Thanks I’ll play some more and some good template formats to experiment with. No luck yet.
It’s more complex than it needs to be in my opinion. Different template formats for very similar use-cases that don’t seem to call for it. Different Satellites behaving differently (Wyoming Vs ESP Vs Linux_ESP) and perhaps the most challenging thing for me is a litany of fail-modes…
I have ghost TTS and Actions playing and entire Automations (seemingly). While I have deleted TTS cache, and even have a TTS Cache-delete action at the start of the reference automation… I get old prompts playing, I get new prompts that don’t play.
My VA tries to answer instead of the automation. Presumably a Whisper STT miss-rec. In this case you have to cancel the current conversation, as repeating yourself in this state won’t trigger an automation intent.
I have actions firing in seemingly non-sequential order.
ESP Assistant sits in responding mode for minutes on end, with subsequent Auto invocations only partially working, the failing in on certain actions. VA answers general questions in this hung state (with TTS playing on the Satellite), but automations with TTS won’t run until it clears.
Satellite media player state remains “playing” half the time too, long after any TTS has completed.
Satellite audio device seems to get locked up on occasion, a consequence of useless Linux Audio.
I’m stripping everything back to the most simple single Satellite setup and going to try to solve this TTS / wait for action to complete sequence today and them I’m going to build it up from there. But there’s definitely some bugs in here.
{{states("assist_satellite.pi3_assist_satellite")}} seems to cycle through…
idle
listening
processing
responding
With two exceptions being:
Where VA expects a followup input prompt where it goes back to listening. E.g. no intent hit for automation, so it tries to clarify (expected).
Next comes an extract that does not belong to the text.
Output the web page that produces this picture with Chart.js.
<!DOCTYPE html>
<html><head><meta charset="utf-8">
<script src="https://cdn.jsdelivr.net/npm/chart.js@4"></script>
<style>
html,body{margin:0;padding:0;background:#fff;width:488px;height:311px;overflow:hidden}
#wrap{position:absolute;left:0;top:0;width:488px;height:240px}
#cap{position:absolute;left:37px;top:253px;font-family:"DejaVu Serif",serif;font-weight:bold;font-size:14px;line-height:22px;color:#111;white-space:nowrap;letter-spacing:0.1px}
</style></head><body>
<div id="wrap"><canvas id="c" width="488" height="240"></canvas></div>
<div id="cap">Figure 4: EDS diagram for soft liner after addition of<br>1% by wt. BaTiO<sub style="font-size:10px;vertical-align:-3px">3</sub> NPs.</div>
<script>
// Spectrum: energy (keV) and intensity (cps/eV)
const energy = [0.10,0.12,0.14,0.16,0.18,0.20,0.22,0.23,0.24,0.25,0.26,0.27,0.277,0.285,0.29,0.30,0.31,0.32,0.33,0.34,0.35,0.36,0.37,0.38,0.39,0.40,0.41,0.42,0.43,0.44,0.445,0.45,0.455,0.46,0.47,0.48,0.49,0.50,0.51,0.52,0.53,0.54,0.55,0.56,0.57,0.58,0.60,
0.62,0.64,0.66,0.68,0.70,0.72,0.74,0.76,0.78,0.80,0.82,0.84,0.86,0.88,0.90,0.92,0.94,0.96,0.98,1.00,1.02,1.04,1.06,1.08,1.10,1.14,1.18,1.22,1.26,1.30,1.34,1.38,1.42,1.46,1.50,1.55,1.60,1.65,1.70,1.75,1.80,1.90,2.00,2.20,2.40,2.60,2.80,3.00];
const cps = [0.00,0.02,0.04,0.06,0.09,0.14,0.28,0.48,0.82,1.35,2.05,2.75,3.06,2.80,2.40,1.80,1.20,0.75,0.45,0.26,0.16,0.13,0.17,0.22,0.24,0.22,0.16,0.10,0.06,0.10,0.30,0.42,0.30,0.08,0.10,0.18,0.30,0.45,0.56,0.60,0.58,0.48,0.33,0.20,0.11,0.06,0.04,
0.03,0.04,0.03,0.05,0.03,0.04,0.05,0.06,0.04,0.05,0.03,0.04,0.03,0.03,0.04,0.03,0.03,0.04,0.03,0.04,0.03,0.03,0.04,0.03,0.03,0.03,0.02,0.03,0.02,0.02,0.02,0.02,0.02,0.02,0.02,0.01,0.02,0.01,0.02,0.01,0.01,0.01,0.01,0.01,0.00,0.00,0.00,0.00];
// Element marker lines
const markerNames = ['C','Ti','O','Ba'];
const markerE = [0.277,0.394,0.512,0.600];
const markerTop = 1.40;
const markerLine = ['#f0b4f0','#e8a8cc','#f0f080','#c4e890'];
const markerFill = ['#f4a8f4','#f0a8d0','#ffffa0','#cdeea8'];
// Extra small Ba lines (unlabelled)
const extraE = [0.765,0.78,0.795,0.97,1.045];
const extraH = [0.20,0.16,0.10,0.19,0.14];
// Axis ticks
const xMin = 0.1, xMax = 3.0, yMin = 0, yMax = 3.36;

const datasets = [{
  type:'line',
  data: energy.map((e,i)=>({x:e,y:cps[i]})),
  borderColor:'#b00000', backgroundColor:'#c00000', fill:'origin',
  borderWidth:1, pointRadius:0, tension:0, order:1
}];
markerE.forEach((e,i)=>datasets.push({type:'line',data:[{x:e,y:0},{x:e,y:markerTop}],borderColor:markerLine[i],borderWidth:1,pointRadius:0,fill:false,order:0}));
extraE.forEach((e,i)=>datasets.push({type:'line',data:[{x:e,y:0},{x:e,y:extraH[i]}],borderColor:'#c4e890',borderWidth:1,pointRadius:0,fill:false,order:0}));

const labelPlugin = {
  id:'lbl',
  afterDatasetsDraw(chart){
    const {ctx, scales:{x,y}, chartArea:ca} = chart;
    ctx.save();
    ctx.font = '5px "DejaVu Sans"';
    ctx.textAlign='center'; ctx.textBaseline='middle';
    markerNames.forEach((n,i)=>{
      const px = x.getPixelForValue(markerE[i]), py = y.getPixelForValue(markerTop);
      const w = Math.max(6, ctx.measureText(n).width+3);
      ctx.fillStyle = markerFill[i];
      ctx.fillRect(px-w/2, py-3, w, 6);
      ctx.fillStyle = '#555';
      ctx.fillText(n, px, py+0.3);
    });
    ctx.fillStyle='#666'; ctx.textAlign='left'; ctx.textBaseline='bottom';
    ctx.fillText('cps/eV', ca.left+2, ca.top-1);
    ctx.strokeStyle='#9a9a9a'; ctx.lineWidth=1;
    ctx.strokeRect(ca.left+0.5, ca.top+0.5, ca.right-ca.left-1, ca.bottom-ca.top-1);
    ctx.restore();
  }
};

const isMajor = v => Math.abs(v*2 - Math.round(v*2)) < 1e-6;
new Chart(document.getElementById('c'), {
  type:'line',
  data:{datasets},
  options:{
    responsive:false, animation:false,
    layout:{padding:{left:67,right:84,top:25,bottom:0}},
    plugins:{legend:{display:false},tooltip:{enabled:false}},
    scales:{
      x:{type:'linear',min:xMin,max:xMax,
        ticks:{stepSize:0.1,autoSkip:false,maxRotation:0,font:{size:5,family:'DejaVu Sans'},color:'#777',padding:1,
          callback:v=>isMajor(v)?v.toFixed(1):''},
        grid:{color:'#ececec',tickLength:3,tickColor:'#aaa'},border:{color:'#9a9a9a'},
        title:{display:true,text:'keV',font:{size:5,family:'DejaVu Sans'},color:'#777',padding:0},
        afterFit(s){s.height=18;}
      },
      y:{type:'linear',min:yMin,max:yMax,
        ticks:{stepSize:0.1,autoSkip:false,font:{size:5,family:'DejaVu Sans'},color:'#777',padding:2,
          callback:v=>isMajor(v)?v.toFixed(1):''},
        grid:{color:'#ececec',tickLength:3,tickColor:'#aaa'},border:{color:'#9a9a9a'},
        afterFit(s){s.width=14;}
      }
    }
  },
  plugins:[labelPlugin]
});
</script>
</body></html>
Randomly sits in processing after TTS action in automation is played back (inexplicable). This; I think, explains a lot of the inconsistent behavior waiting for a TTS prompt to “complete”, to move on to the next action.
Edit: Further to this I have observed Ollama based VA sometimes tries to handle the query even when it matches the intent for an automation word-for-word. Is there a technique to achieve some level of priority/consistency?
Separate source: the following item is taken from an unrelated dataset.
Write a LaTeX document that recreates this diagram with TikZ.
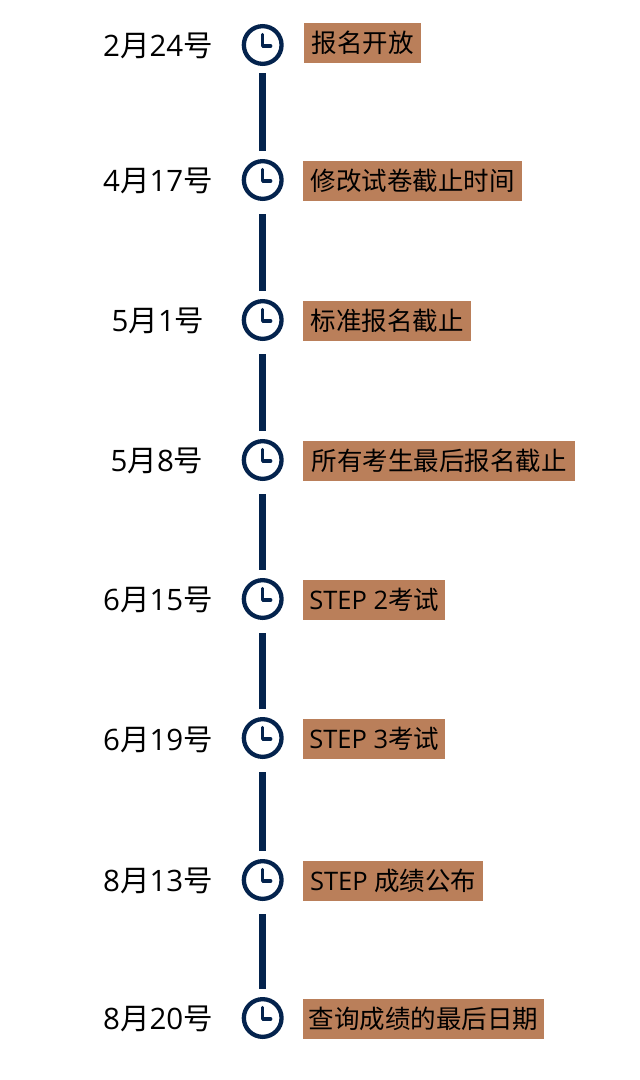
\documentclass[tikz,border=0pt]{standalone}
\usepackage{fontspec}
\usepackage{xcolor}
\setmainfont{Open Sans}
\newfontfamily\cjk{Noto Sans CJK SC}
\usetikzlibrary{positioning}
\definecolor{clocknavy}{HTML}{04234D}
\definecolor{taskbrown}{HTML}{BA7F5A}
\definecolor{inkblack}{HTML}{000000}
\tikzset{
  date/.style={text=inkblack,inner sep=0pt,font=\fontsize{29.5}{29.5}\selectfont},
  clock/.style={circle,draw=clocknavy,line width=4.3pt,minimum size=37.7pt,inner sep=0pt,
    path picture={\draw[clocknavy,line width=3.3pt,line cap=round,line join=round]
      ([yshift=10.5pt]path picture bounding box.center) -- ([yshift=-1pt]path picture bounding box.center) -- ([xshift=8pt,yshift=-1pt]path picture bounding box.center);}},
  task/.style={anchor=west,fill=taskbrown,text=inkblack,inner sep=0pt,minimum height=40pt,align=center,font=\fontsize{25.5}{25.5}\selectfont},
  link/.style={draw=clocknavy,line width=6.5pt,shorten <=13pt,shorten >=8.5pt}
}
\begin{document}
\begin{tikzpicture}[x=1pt,y=-1pt]
\useasboundingbox (0,0) rectangle (640,1080);
% dates
\node[date] (date1) at (158,45.5) {2{\cjk 月}24{\cjk 号}};
\node[date] (date2) at (158,180.5) {4{\cjk 月}17{\cjk 号}};
\node[date] (date3) at (158,320.5) {5{\cjk 月}1{\cjk 号}};
\node[date] (date4) at (157,460.5) {5{\cjk 月}8{\cjk 号}};
\node[date] (date5) at (158,599.5) {6{\cjk 月}15{\cjk 号}};
\node[date] (date6) at (158,739.5) {6{\cjk 月}19{\cjk 号}};
\node[date] (date7) at (158,880.5) {8{\cjk 月}13{\cjk 号}};
\node[date] (date8) at (158,1018.5) {8{\cjk 月}20{\cjk 号}};
% clocks
\node[clock] (clock1) at (262.7,45) {};
\node[clock] (clock2) at (262.7,180) {};
\node[clock] (clock3) at (262.7,320) {};
\node[clock] (clock4) at (262.7,460) {};
\node[clock] (clock5) at (262.7,599) {};
\node[clock] (clock6) at (262.7,738) {};
\node[clock] (clock7) at (262.7,880) {};
\node[clock] (clock8) at (262.7,1018) {};
% tasks
\node[task,minimum width=117pt] (task1) at (304,43) {\cjk 报名开放};
\node[task,minimum width=219pt] (task2) at (303,181) {\cjk 修改试卷截止时间};
\node[task,minimum width=168pt] (task3) at (303,321) {\cjk 标准报名截止};
\node[task,minimum width=272pt] (task4) at (303,461) {\cjk 所有考生最后报名截止};
\node[task,minimum width=142pt] (task5) at (303,600) {STEP 2{\cjk 考试}};
\node[task,minimum width=142pt] (task6) at (303,739) {STEP 3{\cjk 考试}};
\node[task,minimum width=180pt] (task7) at (303,881) {STEP {\cjk 成绩公布}};
\node[task,minimum width=241pt] (task8) at (303,1019) {\cjk 查询成绩的最后日期};
% links
\draw[link,shorten <=7pt] (clock1) -- (clock2);
\draw[link] (clock2) -- (clock3);
\draw[link] (clock3) -- (clock4);
\draw[link] (clock4) -- (clock5);
\draw[link] (clock5) -- (clock6);
\draw[link] (clock6) -- (clock7);
\draw[link] (clock7) -- (clock8);
\end{tikzpicture}
\end{document}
I landed on a solution. Calculate the approximate runtime of the TTS. Works for me if I play the audio file AFTER any TTS.
(Gemini3)
If you try to run TTS followed immediately by an audio stream on an Assist Satellite (ESP32), the stream often starts before the TTS finishes because the satellite action is “fire-and-forget.”
Since satellites don’t always reliably report a playing state to HA, the most robust fix is calculating a dynamic delay based on the character count of the message.
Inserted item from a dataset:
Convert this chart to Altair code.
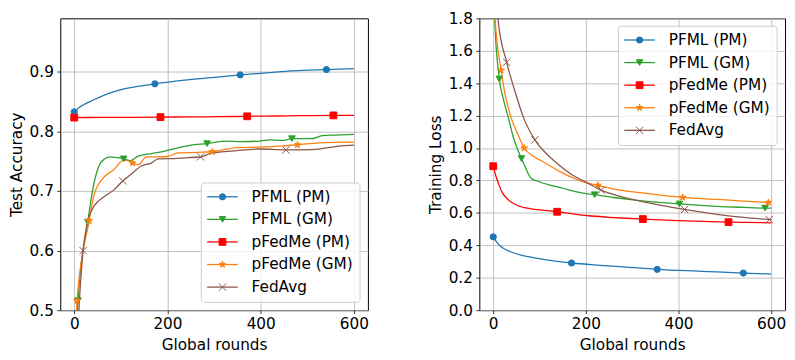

Here is a script template that calculates the delay with a “safety multiplier” to ensure the speech finishes before the music starts.
alias: Morning Briefing (Dynamic Delay)
sequence:
# 1. Define your message and tuning variables
- variables:
weather_message: >-
Good morning! The forecast is {{ states('sensor.weather_home') }}.
Here is the latest news.
# --- TUNING SECTION ---
# Average chars per second (13 is standard for English)
chars_per_sec: 13
# Multiplier: 1.0 is exact. 1.2 adds 20% padding.
safety_multiplier: 1.2
# Buffer for network latency (seconds)
latency_buffer: 1
# ----------------------
# Calculate the delay
tts_delay: >-
{{ (((weather_message | length) / chars_per_sec) * safety_multiplier)
| round(0, 'ceil') + latency_buffer }}
# 2. Send the TTS
- target:
entity_id: assist_satellite.kitchen_satellite
data:
message: "{{ weather_message }}"
action: assist_satellite.announce
# 3. Wait for the calculated duration
- delay:
seconds: "{{ tts_delay }}"
# 4. Play the stream (now that TTS is done)
- target:
entity_id: assist_satellite.kitchen_satellite
data:
media_id:
media_content_id: "http://my-stream-url.mp3"
media_content_type: audio/mpeg
action: assist_satellite.announce
Why standard approaches didn’t work:
Wait for State (wait_template):
Issue:assist_satellite actions are often “fire-and-forget.” The script advances before the device reports playing, and many satellites don’t reliably report a playing state for short announcements, causing the script to hang or skip immediately.
Script Queuing (mode: queued):
Issue: This queues the execution of the script itself, not the actions inside it. It stops the script from running twice simultaneously but doesn’t force Action B to wait for Action A to finish audio playback.
Multi-Part Responses (Custom Intents):
Issue: These are designed for returning complex responses to a specific voice command (e.g., “What’s the weather?”). They are difficult to “inject” into a proactive automation (push notification) where no voice command initiated the flow.